Republicans and Democrats used the Sunday talk shows to sharpen their attacks following the selection by Republican presidential candidate Mitt Romney of Wisconsin Representative Paul Ryan as his running mate.
Ryan is “a right-wing ideologue” who wants to “lavish” the wealthy with tax cuts while cutting spending on programs that help the middle class, students and senior citizens, David Axelrod, a campaign strategist for President Barack Obama, said on ABC’s “This Week” program.
“He wants trillions of dollars of more budget-busting tax cuts skewed to the wealthy,” Axelrod said during an appearance on the NBC’s “Meet the Press” program. “This is a prescription for economic catastrophe.”
Republicans countered that Romney showed leadership and courage by picking Ryan, who as chairman of the House Budget Committee has pushed efforts to scale back the size of government through spending reductions and tax cuts. He is most identified with his proposal to replace Medicare the health-insurance program for the elderly, with a plan offering seniors a fixed amount of money for private insurance.
Ryan, 42, was an “extraordinarily exciting choice, because you now have a national leader who is capable of talking in detail with the American people about some very complicated topics and that’s a very unusual moment in American history,” former House Speaker and ex-Republican presidential candidate Newt Gingrich said on CBS’s “Face the Nation.”

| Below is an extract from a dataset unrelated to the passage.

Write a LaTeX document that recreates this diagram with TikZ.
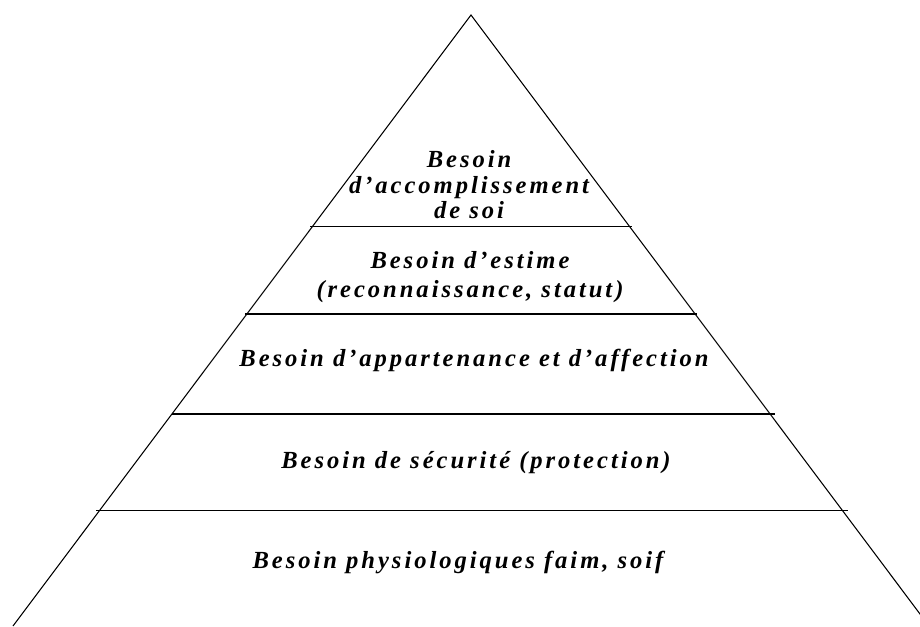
\documentclass[tikz,border=0pt]{standalone}
\usepackage{fontspec}
\newfontfamily\pyrfont{Liberation Serif}[LetterSpace=12]
\begin{document}
\begin{tikzpicture}[line width=0.6pt,
  lbl/.style={align=center, font=\pyrfont\bfseries\itshape\fontsize{14}{14.5}\selectfont}]
\useasboundingbox (0,0) rectangle (18.4,12.52);
\clip (0,0) rectangle (18.4,12.52);
% pyramid sides
\coordinate (apex) at (9.42,12.22);
\coordinate (bl) at (0.26,0);
\coordinate (br) at (18.58,0);
\draw (bl) -- (apex) -- (br);
% levels
\draw (6.2,7.986) -- (12.64,7.986);
\draw (4.9,6.24) -- (13.94,6.24);
\draw (3.44,4.24) -- (15.5,4.24);
\draw (1.92,2.306) -- (16.96,2.306);
% labels
\node[lbl] (soi) at (9.38,8.82) {Besoin\\d’accomplissement\\de soi};
\node[lbl] (estime) at (9.4,6.98) {Besoin d’estime\\[2pt](reconnaissance, statut)};
\node[lbl] (appart) at (9.48,5.32) {Besoin d’appartenance et d’affection};
\node[lbl] (secu) at (9.52,3.26) {Besoin de sécurité (protection)};
\node[lbl] (physio) at (9.16,1.28) {Besoin physiologiques faim, soif};
\end{tikzpicture}
\end{document}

Senator John Thune, a South Dakota Republican, said on CNN’s “State of the Union” that Ryan’s selection shows Romney is “very serious about doing big things for this country.” Ryan represents “everything conservatives had hoped for,” Thune said.
Senator John McCain of Arizona, the Republican who lost to Democrat Barack Obama in the 2008 presidential election, said Ryan is a “bold choice” for vice president.
Ryan is “good matchup” because of his “intimate knowledge” of the budget, McCain said on “Fox News Sunday.”
“This is a substance-driven campaign versus a fear-and-smear campaign,” Ed Gillespie, a senior adviser to Romney, said on CNN.
Democrats said they welcomed the debate, and portrayed a Ryan-authored budget plan as benefitting the wealthy with tax cuts while cutting back programs that help the middle class.
“The debate has sharpened,” Chris Van Hollen, a Maryland Democrat who serves on the Budget Committee, said on CNN.
Appearing on “Fox News Sunday,” Florida Democratic Representative Debbie Wasserman Schultz, who also heads the Democratic National Committee, said Ryan is an “extremist” with “seriously flawed ideas on the economy.”
Much of debate centered on Ryan’s proposed overhaul of Medicare.
His plan for changing Medicare into a voucher program would “shed the safety net” that has protected seniors for more than 50 years, Wasserman Schultz said.
Ryan’s proposal to allow private insurers to compete with Medicare would put the government program in a “death spiral,” by driving up its costs, Axelrod said on CNN. “Ultimately it’s going to destroy the program,” he said.
“The president already has taken steps that add eight years to the life of Medicare,” Axelrod said on the NBC program. “There’s no doubt that we have to do more, but the question is, are we going to do it in a way that preserves the program?”
Republicans said Ryan has shown leadership by proposing a budget plan that would save Medicare over time.
“If any person in this entire debate has blood on their hands with regard to Medicare, it’s President Obama,” Reince Priebus, chairman of the Republican National Committee, said on “Meet the Press.”
Asked whether Romney backs all of Ryan’s budget proposals, Priebus said that while his party’s presumptive nominee “appreciates and admires” the work that Ryan has done, he also has his own ideas.
Axelrod disavowed an ad run by Priorities USA Action, a super-political action committee supporting Obama, that attacks Romney for actions by Bain Capital LLC, the Boston-based private-equity firm that the former Massachusetts governor once headed.
The ad links the closing of a Bain-owned plant to the loss of a steelworker’s health insurance and the death of his wife.
“I don’t think Governor Romney can be blamed for that woman’s death,” Axelrod said on the “ABC This Week” program. “What he can be blamed for is taking that steel company to bankruptcy, walking away with millions of dollars and leaving workers without pensions, without the health insurance they were promised.”
Former Minnesota Governor Tim Pawlenty, who also sought the Republican nomination and was a contender for the running-mate spot, said Obama should personally disavow the ad. “The president himself should have the basic decency to say, you know what, that ad’s out of bounds,” Pawlenty said on the ABC program.
Axelrod criticized Romney for accusing Obama in an ad of “taking the work requirement out of welfare.” Romney first made the statement Aug. 7 during a campaign stop in suburban Chicago, referring to a memo issued in July by the Department of Health and Human Services allowing states to apply for waivers from certain parts of the Temporary Assistance for Needy Families program.
Pawlenty said he and other governors sought flexibility in the work requirement. He said Obama should clarify that he’s not going to undermine the work requirement.